## Given task
Print nothing but the lines from the start of the listing below through the line that contains "const back = (px, py)". Do not include the pictures.

## Material provided

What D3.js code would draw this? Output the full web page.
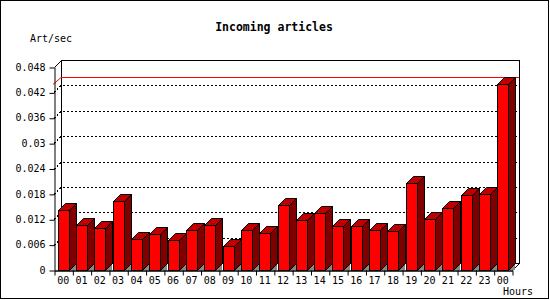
<!DOCTYPE html>
<html>
<head>
<meta charset="utf-8">
<script src="https://cdn.jsdelivr.net/npm/d3@7"></script>
<style>
  body { margin: 0; background: #fff; }
  svg text { font-family: "DejaVu Sans Mono", monospace; font-size: 10px; fill: #000; }
  .title { font-weight: bold; font-size: 11.5px; }
</style>
</head>
<body>
<svg id="chart" width="550" height="300"></svg>
<script>
const HOURS = ["00", "01", "02", "03", "04", "05", "06", "07", "08", "09", "10", "11", "12",
               "13", "14", "15", "16", "17", "18", "19", "20", "21", "22", "23", "00"];
const ARTICLES = [0.0141, 0.0106, 0.0099, 0.0162, 0.0074, 0.0085, 0.0071, 0.0095, 0.0107, 0.0057,
                  0.0095, 0.0088, 0.0154, 0.0118, 0.0135, 0.0104, 0.0104, 0.0095, 0.0092, 0.0205,
                  0.0121, 0.0147, 0.0177, 0.0180, 0.0439];
const Y_TICKS = [0, 0.006, 0.012, 0.018, 0.024, 0.03, 0.036, 0.042, 0.048];
const Y_LABELS = ["0", "0.006", "0.012", "0.018", "0.024", "0.03", "0.036", "0.042", "0.048"];

const PLOT = {left: 54, right: 512, top: 67, bottom: 270};
const DEPTH = {dx: 7, dy: 7};

const svg = d3.select("#chart");

// outer frame
svg.append("rect")
   .attr("x", 0.5).attr("y", 0.5)
   .attr("width", 548).attr("height", 298)
   .attr("fill", "#fff").attr("stroke", "#000");

let x = d3.scaleBand().domain(HOURS.map((h, i) => i)).range([PLOT.left, PLOT.right]);
let xEdge = d3.scaleLinear().domain([0, HOURS.length]).range([PLOT.left, PLOT.right]);
let y = d3.scaleLinear().domain([0, 0.048]).range([PLOT.bottom, PLOT.top]);

const back = (px, py) => [px + DEPTH.dx, py - DEPTH.dy];

// back wall
svg.append("rect")
   .attr("x", PLOT.left + DEPTH.dx + 0.5)
   .attr("y", PLOT.top - DEPTH.dy + 0.5)
   .attr("width", PLOT.right - PLOT.left)
   .attr("height", PLOT.bottom - PLOT.top)
   .attr("fill", "#fff").attr("stroke", "#000")
   .attr("shape-rendering", "crispEdges");

svg.append("path")
   .attr("d", d3.line()([[PLOT.left + 0.5, PLOT.top + 0.5], back(PLOT.left + 0.5, PLOT.top + 0.5)]))
   .attr("stroke", "#000").attr("fill", "none");

svg.append("path")
   .attr("d", d3.line()([[PLOT.right + 0.5, PLOT.bottom + 0.5], back(PLOT.right + 0.5, PLOT.bottom + 0.5),
                         back(PLOT.right + 0.5, PLOT.top + 0.5)]))
   .attr("stroke", "#000").attr("fill", "none");

// dotted grid lines on the back wall
svg.append("g").selectAll("path")
   .data(Y_TICKS.filter(d => d > 0 && d < 0.048))
   .enter().append("path")
   .attr("d", d => {
      let yy = Math.round(y(d)) + 0.5;
      return d3.line()([[PLOT.left, yy], back(PLOT.left, yy), back(PLOT.right, yy)]);
   })
   .attr("fill", "none").attr("stroke", "#000")
   .attr("stroke-dasharray", "2,2")
   .attr("shape-rendering", "crispEdges");

// max line
const maxVal = d3.max(ARTICLES);
const maxY = Math.round(y(maxVal)) + 0.5;
svg.append("path")
   .attr("d", d3.line()([[PLOT.left - 1, maxY], back(PLOT.left, maxY), back(PLOT.right, maxY)]))
   .attr("fill", "none").attr("stroke", "#f00");

// 3D bars
const barW = x.bandwidth() * 0.6;
const barX = i => Math.round(x(i) + (x.bandwidth() - barW) / 2);

let bars = svg.append("g").selectAll("g")
              .data(ARTICLES)
              .enter().append("g");

bars.append("path")
    .attr("d", (d, i) => {
       let x1 = barX(i) + barW, yb = PLOT.bottom;
       return d3.line()([[x1, yb], back(x1, yb), [x1 + DEPTH.dx, yb]]) + "Z";
    })
    .attr("fill", "#888").attr("stroke", "none");

bars.append("path")
    .attr("d", (d, i) => {
       let x0 = barX(i) + 0.5, x1 = x0 + barW, yt = Math.round(y(d)) + 0.5;
       return d3.line()([[x0, yt], back(x0, yt), back(x1, yt), [x1, yt]]) + "Z";
    })
    .attr("fill", "#c00000").attr("stroke", "#000");

bars.append("path")
    .attr("d", (d, i) => {
       let x1 = barX(i) + 0.5 + barW, yt = Math.round(y(d)) + 0.5, yb = PLOT.bottom + 0.5;
       return d3.line()([[x1, yt], back(x1, yt), back(x1, yb), [x1, yb]]) + "Z";
    })
    .attr("fill", "#800000").attr("stroke", "#000");

bars.append("rect")
    .attr("x", (d, i) => barX(i) + 0.5)
    .attr("y", d => Math.round(y(d)) + 0.5)
    .attr("width", barW)
    .attr("height", d => PLOT.bottom - Math.round(y(d)))
    .attr("fill", "#f00").attr("stroke", "#000");

// y axis
let yAxis = svg.append("g")
   .attr("transform", `translate(${PLOT.left + 0.5},0)`)
   .call(d3.axisLeft(y)
           .tickValues(Y_TICKS)
           .tickSize(5).tickSizeOuter(0).tickPadding(4)
           .tickFormat((d, i) => Y_LABELS[i]));
yAxis.attr("font-family", null).attr("font-size", null);
yAxis.selectAll(".tick line").attr("transform", "translate(0,0.5)");

// x axis: labels at band centres, ticks at band edges
let xAxis = svg.append("g")
   .attr("transform", `translate(0,${PLOT.bottom + 0.5})`)
   .call(d3.axisBottom(x).tickSize(0).tickPadding(6).tickFormat(i => HOURS[i]));
xAxis.attr("font-family", null).attr("font-size", null);

svg.append("g")
   .attr("transform", `translate(0.5,${PLOT.bottom + 0.5})`)
   .call(d3.axisBottom(xEdge).tickValues(d3.range(HOURS.length + 1)).tickSize(5).tickSizeOuter(0).tickFormat(""));

// titles
svg.append("text")
   .attr("class", "title")
   .attr("x", 274).attr("y", 31)
   .attr("text-anchor", "middle")
   .text("Incoming articles");

svg.append("text")
   .attr("x", 30).attr("y", 42)
   .text("Art/sec");

svg.append("text")
   .attr("x", 533).attr("y", 295)
   .attr("text-anchor", "end")
   .text("Hours");
</script>
</body>
</html>
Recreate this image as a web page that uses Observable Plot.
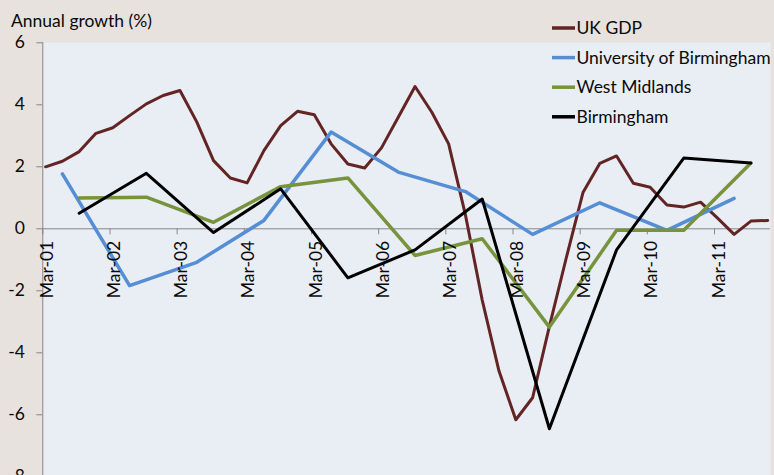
<!DOCTYPE html>
<html><head><meta charset="utf-8">
<script src="https://cdn.jsdelivr.net/npm/d3@7"></script>
<script src="https://cdn.jsdelivr.net/npm/@observablehq/plot@0.6"></script>
<style>
html,body{margin:0;padding:0;background:#e7e2de;}
#wrap{position:relative;width:774px;height:475px;overflow:hidden;background:#e7e2de;}
#wrap svg{position:absolute;left:0;top:0;}
</style></head><body><div id="wrap"></div>
<script>
// ---- data ----
const quarters = ["Mar-01","Jun-01","Sep-01","Dec-01","Mar-02","Jun-02","Sep-02","Dec-02",
  "Mar-03","Jun-03","Sep-03","Dec-03","Mar-04","Jun-04","Sep-04","Dec-04",
  "Mar-05","Jun-05","Sep-05","Dec-05","Mar-06","Jun-06","Sep-06","Dec-06",
  "Mar-07","Jun-07","Sep-07","Dec-07","Mar-08","Jun-08","Sep-08","Dec-08",
  "Mar-09","Jun-09","Sep-09","Dec-09","Mar-10","Jun-10","Sep-10","Dec-10",
  "Mar-11","Jun-11","Sep-11","Dec-11"];
const ukGdp = [2.0,2.18,2.49,3.08,3.26,3.65,4.03,4.3,
  4.46,3.45,2.2,1.64,1.48,2.52,3.33,3.79,
  3.68,2.74,2.09,1.96,2.61,3.6,4.59,3.76,
  2.74,0.45,-2.3,-4.59,-6.16,-5.45,-3.15,-0.95,
  1.17,2.11,2.35,1.47,1.34,0.77,0.7,0.86,
  0.35,-0.18,0.25,0.27];
const uniDates = ["Jun-01","Jun-02","Jun-03","Jun-04","Jun-05","Jun-06","Jun-07","Jun-08","Jun-09","Jun-10","Jun-11"];
const uniBirmingham = [1.77,-1.83,-1.08,0.27,3.12,1.83,1.2,-0.18,0.84,-0.05,0.98];
const regionDates = ["Sep-01","Sep-02","Sep-03","Sep-04","Sep-05","Sep-06","Sep-07","Sep-08","Sep-09","Sep-10","Sep-11"];
const westMidlands = [0.99,1.02,0.21,1.36,1.64,-0.86,-0.32,-3.17,-0.05,-0.05,2.12];
const birmingham = [0.5,1.79,-0.12,1.29,-1.58,-0.68,0.96,-6.45,-0.68,2.28,2.12];
const tickLabels = ["Mar-01","Mar-02","Mar-03","Mar-04","Mar-05","Mar-06","Mar-07","Mar-08","Mar-09","Mar-10","Mar-11"];
const yTicks = [6,4,2,0,-2,-4,-6,-8];
const seriesNames = ["UK GDP","University of Birmingham","West Midlands","Birmingham"];
const seriesColors = ["#632523","#558ed5","#77933c","#000000"];
const seriesWidths = [3,3.5,3.5,3];
const yTitle = "Annual growth (%)";

// ---- helpers ----
const monthNum = {Jan:1,Feb:2,Mar:3,Apr:4,May:5,Jun:6,Jul:7,Aug:8,Sep:9,Oct:10,Nov:11,Dec:12};
function slot(label){ const [m,y] = label.split("-"); return (+y - 1)*12 + monthNum[m] - 3; }
function rowsFor(name, dates, values){ return dates.map((d,i)=>({series:name, x:slot(d)+0.5, y:values[i]})); }
const seriesRows = [
  rowsFor(seriesNames[0], quarters, ukGdp),
  rowsFor(seriesNames[1], uniDates, uniBirmingham),
  rowsFor(seriesNames[2], regionDates, westMidlands),
  rowsFor(seriesNames[3], regionDates, birmingham)
];

const axisColor = "#868686";
const textColor = "#0a0a0a";
const font = "Lato";

const plot = Plot.plot({
  width: 774, height: 475,
  marginLeft: 42.3, marginRight: 4, marginTop: 42, marginBottom: 0,
  style: {background: "transparent", fontFamily: font, color: textColor, overflow: "hidden"},
  x: {domain: [0, 130], axis: null},
  y: {domain: [-8, 6], range: [476.3, 42.3], axis: null, label: null},
  color: {domain: seriesNames, range: seriesColors},
  marks: [
    Plot.frame({fill: "#e9edf4", stroke: null}),
    Plot.ruleX([0], {stroke: axisColor, strokeWidth: 1}),
    Plot.ruleY([0], {stroke: axisColor, strokeWidth: 1}),
    Plot.ruleY(yTicks, {y: d => d, x1: 0, x2: 0, insetLeft: -6, stroke: axisColor}),
    Plot.ruleX(tickLabels, {x: d => slot(d), y1: 0, y2: 0, insetBottom: -6, stroke: axisColor}),
    ...seriesRows.map((rows, i) => Plot.line(rows, {x: "x", y: "y", stroke: seriesColors[i], strokeWidth: seriesWidths[i], strokeLinejoin: "round", strokeLinecap: "round"})),
    Plot.text(yTicks, {y: d => d, x: 0, text: d => String(d), textAnchor: "end", dx: -18, fontSize: 17.5, fill: textColor}),
    Plot.text(tickLabels, {x: d => slot(d), y: 0, text: d => d, rotate: -90, textAnchor: "end", dx: 4.5, dy: 12, fontSize: 17.5, fill: textColor})
  ]
});
const wrap = document.getElementById("wrap");
wrap.appendChild(plot);

// overlay: y title and legend
const ov = d3.select(wrap).append("svg").attr("width", 774).attr("height", 475)
  .style("font-family", font).style("font-size", "17.5px");
ov.append("text").attr("x", 11).attr("y", 27).attr("fill", textColor).text(yTitle);
const lg = ov.selectAll("g.item").data(seriesNames).join("g").attr("class","item")
  .attr("transform", (d,i) => `translate(552,${34 + i*29.6})`);
lg.append("line").attr("x1", 0).attr("x2", 23).attr("y1", -6).attr("y2", -6)
  .attr("stroke", (d,i) => seriesColors[i]).attr("stroke-width", 3.5);
lg.append("text").attr("x", 24.5).attr("y", 0).attr("fill", textColor).text(d => d);
</script></body></html>
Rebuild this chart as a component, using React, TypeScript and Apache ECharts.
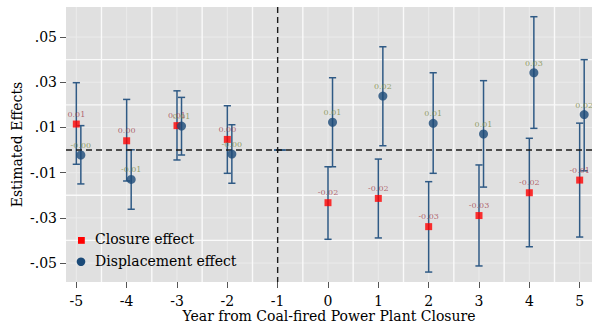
import React, { useEffect, useRef } from "react";
import * as echarts from "echarts";

const years = [-5, -4, -3, -2, -1, 0, 1, 2, 3, 4, 5];
const closure = [0.0115, 0.0041, 0.0108, 0.0047, null, -0.0233, -0.0214, -0.0339, -0.029, -0.0189, -0.0133];
const closureLow = [-0.0063, -0.0137, -0.0044, -0.0103, 0, -0.0395, -0.0389, -0.054, -0.0513, -0.0428, -0.0385];
const closureHigh = [0.0298, 0.0224, 0.0262, 0.0196, 0, -0.0074, -0.004, -0.014, -0.0066, 0.0052, 0.0119];
const displacement = [-0.0022, -0.013, 0.0106, -0.0018, null, 0.0123, 0.0239, 0.0118, 0.0071, 0.0342, 0.0157];
const dispLow = [-0.015, -0.0262, -0.0022, -0.0147, 0, -0.0074, 0.0019, -0.0103, -0.0164, 0.0096, -0.0092];
const dispHigh = [0.0108, 0.0001, 0.0233, 0.0112, 0, 0.032, 0.0457, 0.0342, 0.0307, 0.059, 0.04];

const xTicks = [-5, -4, -3, -2, -1, 0, 1, 2, 3, 4, 5];
const yTicks = [-0.05, -0.03, -0.01, 0.01, 0.03, 0.05];
const xMajorGrid = [-4.5, -3.5, -2.5, -1.5, -0.5, 0.5, 1.5, 2.5, 3.5, 4.5];
const yMajorGrid = [-0.04, -0.02, 0.02, 0.04];
const xMinorGrid = [-5, -4, -3, -2, 0, 1, 2, 3, 4, 5];
const yMinorGrid = [-0.05, -0.03, -0.01, 0.01, 0.03, 0.05];
const refX = [-1];
const refY = [0];
const legendNames = ["Closure effect", "Displacement effect"];

const DISP_OFFSET = 0.09;
const FONT = "DejaVu Serif";
const BAR_COLOR = "#2f5a85";
const RED = "#ff0000";
const NAVY = "#1b4a78";

function errorBarSeries(name: string, z: number, offset: number, low: number[], high: number[]) {
  return {
    name,
    type: "custom",
    z,
    silent: true,
    encode: { x: 0, y: [1, 2] },
    data: years.map((yr, i) => [yr + offset, low[i], high[i]]),
    renderItem: (params: any, api: any) => {
      const x = api.value(0);
      const pLo = api.coord([x, api.value(1)]);
      const pHi = api.coord([x, api.value(2)]);
      const w = 3.6;
      const style = { stroke: BAR_COLOR, lineWidth: 1.5 };
      return {
        type: "group",
        children: [
          { type: "line", shape: { x1: pLo[0], y1: pLo[1], x2: pHi[0], y2: pHi[1] }, style },
          { type: "line", shape: { x1: pLo[0] - w, y1: pLo[1], x2: pLo[0] + w, y2: pLo[1] }, style },
          { type: "line", shape: { x1: pHi[0] - w, y1: pHi[1], x2: pHi[0] + w, y2: pHi[1] }, style },
        ],
      };
    },
  };
}

function vLines(name: string, z: number, xs: number[], stroke: string, width: number, dash?: number[]) {
  return {
    name,
    type: "custom",
    z,
    silent: true,
    encode: { x: 0, y: 1 },
    data: xs.map((v) => [v, 0]),
    renderItem: (params: any, api: any) => {
      const cs = params.coordSys;
      const p = api.coord([api.value(0), 0]);
      return {
        type: "line",
        shape: { x1: p[0], y1: cs.y, x2: p[0], y2: cs.y + cs.height },
        style: { stroke, lineWidth: width, lineDash: dash },
      };
    },
  };
}

function hLines(name: string, z: number, ys: number[], stroke: string, width: number, dash?: number[]) {
  return {
    name,
    type: "custom",
    z,
    silent: true,
    encode: { x: 0, y: 1 },
    data: ys.map((v) => [0, v]),
    renderItem: (params: any, api: any) => {
      const cs = params.coordSys;
      const p = api.coord([0, api.value(1)]);
      return {
        type: "line",
        shape: { x1: cs.x, y1: p[1], x2: cs.x + cs.width, y2: p[1] },
        style: { stroke, lineWidth: width, lineDash: dash },
      };
    },
  };
}

const fmtY = (v: number) => {
  const s = Math.abs(v).toFixed(2).replace(/^0/, "");
  return (v < 0 ? "-" : "") + s;
};

export default function App() {
  const ref = useRef<HTMLDivElement>(null);
  useEffect(() => {
    if (!ref.current) return;
    const chart = echarts.init(ref.current, undefined, { renderer: "svg" });
    chart.setOption({
      animation: false,
      textStyle: { fontFamily: FONT },
      grid: {
        left: 66,
        top: 7,
        right: 0,
        bottom: 41,
        containLabel: false,
        outerBoundsMode: "none",
        show: true,
        backgroundColor: "#e0e0e0",
        borderWidth: 0,
      },
      xAxis: {
        type: "value",
        min: -5.205,
        max: 5.245,
        axisLine: { show: false, onZero: false },
        splitLine: { show: false },
        axisTick: { show: true, customValues: xTicks, length: 6, lineStyle: { color: "#555", width: 1 } },
        axisLabel: {
          customValues: xTicks,
          margin: 12,
          color: "#000",
          fontSize: 14,
          lineHeight: 14,
          fontFamily: FONT,
          formatter: (v: number) => String(v),
        },
        name: "Year from Coal-fired Power Plant Closure",
        nameLocation: "middle",
        nameMoveOverlap: false,
        nameGap: 27,
        nameTextStyle: { color: "#000", fontSize: 14, lineHeight: 14, fontFamily: FONT },
      },
      yAxis: {
        type: "value",
        min: -0.0584,
        max: 0.0633,
        axisLine: { show: false, onZero: false },
        splitLine: { show: false },
        axisTick: { show: true, customValues: yTicks, length: 6, lineStyle: { color: "#555", width: 1 } },
        axisLabel: {
          customValues: yTicks,
          margin: 9,
          color: "#000",
          fontSize: 14,
          fontFamily: FONT,
          formatter: fmtY,
        },
        name: "Estimated Effects",
        nameLocation: "middle",
        nameMoveOverlap: false,
        nameGap: 42,
        nameTextStyle: { color: "#000", fontSize: 14, fontFamily: FONT },
      },
      graphic: [
        {
          type: "rect",
          left: 78,
          top: 237,
          z: 100,
          shape: { width: 6.8, height: 6.8 },
          style: { fill: RED },
          silent: true,
        },
        {
          type: "text",
          left: 95,
          top: 232,
          z: 100,
          style: { text: legendNames[0], fill: "#000", font: `14px "${FONT}"` },
          silent: true,
        },
        {
          type: "circle",
          left: 76.7,
          top: 257.4,
          z: 100,
          shape: { r: 4.3 },
          style: { fill: NAVY },
          silent: true,
        },
        {
          type: "text",
          left: 95,
          top: 253.5,
          z: 100,
          style: { text: legendNames[1], fill: "#000", font: `14px "${FONT}"` },
          silent: true,
        },
      ],
      series: [
        vLines("gridMinorX", 10, xMinorGrid, "#ebebeb", 1),
        hLines("gridMinorY", 10, yMinorGrid, "#ebebeb", 1),
        vLines("gridMajorX", 11, xMajorGrid, "#fafafa", 1.4),
        hLines("gridMajorY", 11, yMajorGrid, "#fafafa", 1.4),
        errorBarSeries("Closure CI", 12, 0, closureLow, closureHigh),
        errorBarSeries("Displacement CI", 13, DISP_OFFSET, dispLow, dispHigh),
        vLines("refX", 14, refX, "#1a1a1a", 1.4, [6, 4]),
        hLines("refY", 14, refY, "#1a1a1a", 1.4, [6, 4]),
        {
          name: legendNames[0],
          type: "scatter",
          z: 15,
          symbol: "rect",
          symbolSize: 7,
          itemStyle: { color: RED },
          data: years.map((yr, i) => [yr, closure[i]]).filter((d) => d[1] !== null),
          label: {
            show: true,
            position: "top",
            distance: 2.5,
            fontSize: 8,
            fontFamily: FONT,
            color: "#a3434f",
            formatter: (p: any) => (p.value[1] as number).toFixed(2),
          },
        },
        {
          name: legendNames[1],
          type: "scatter",
          z: 16,
          symbol: "circle",
          symbolSize: 9,
          itemStyle: { color: NAVY },
          data: years
            .map((yr, i) => [yr + DISP_OFFSET, displacement[i]])
            .filter((d) => d[1] !== null),
          label: {
            show: true,
            position: "top",
            distance: 1,
            fontSize: 8,
            fontFamily: FONT,
            color: "#7d8c45",
            formatter: (p: any) => (p.value[1] as number).toFixed(2),
          },
        },
      ],
    });
    return () => chart.dispose();
  }, []);
  return (
    <div
      ref={ref}
      style={{ position: "fixed", left: 0, top: 0, width: 592, height: 323, background: "#fff" }}
    />
  );
}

## Solved problem
What D3.js code would draw this? Output the full web page.
<!DOCTYPE html>
<html>
<head>
<meta charset="utf-8">
<script src="https://cdn.jsdelivr.net/npm/d3@7"></script>
<style>
  body { margin: 0; background: #fff; }
  svg text { font-family: "DejaVu Sans Mono", monospace; font-size: 10px; fill: #000; }
  .title { font-weight: bold; font-size: 11.5px; }
</style>
</head>
<body>
<svg id="chart" width="550" height="300"></svg>
<script>
const HOURS = ["00", "01", "02", "03", "04", "05", "06", "07", "08", "09", "10", "11", "12",
               "13", "14", "15", "16", "17", "18", "19", "20", "21", "22", "23", "00"];
const ARTICLES = [0.0141, 0.0106, 0.0099, 0.0162, 0.0074, 0.0085, 0.0071, 0.0095, 0.0107, 0.0057,
                  0.0095, 0.0088, 0.0154, 0.0118, 0.0135, 0.0104, 0.0104, 0.0095, 0.0092, 0.0205,
                  0.0121, 0.0147, 0.0177, 0.0180, 0.0439];
const Y_TICKS = [0, 0.006, 0.012, 0.018, 0.024, 0.03, 0.036, 0.042, 0.048];
const Y_LABELS = ["0", "0.006", "0.012", "0.018", "0.024", "0.03", "0.036", "0.042", "0.048"];

const PLOT = {left: 54, right: 512, top: 67, bottom: 270};
const DEPTH = {dx: 7, dy: 7};

const svg = d3.select("#chart");

// outer frame
svg.append("rect")
   .attr("x", 0.5).attr("y", 0.5)
   .attr("width", 548).attr("height", 298)
   .attr("fill", "#fff").attr("stroke", "#000");

let x = d3.scaleBand().domain(HOURS.map((h, i) => i)).range([PLOT.left, PLOT.right]);
let xEdge = d3.scaleLinear().domain([0, HOURS.length]).range([PLOT.left, PLOT.right]);
let y = d3.scaleLinear().domain([0, 0.048]).range([PLOT.bottom, PLOT.top]);

const back = (px, py) => [px + DEPTH.dx, py - DEPTH.dy];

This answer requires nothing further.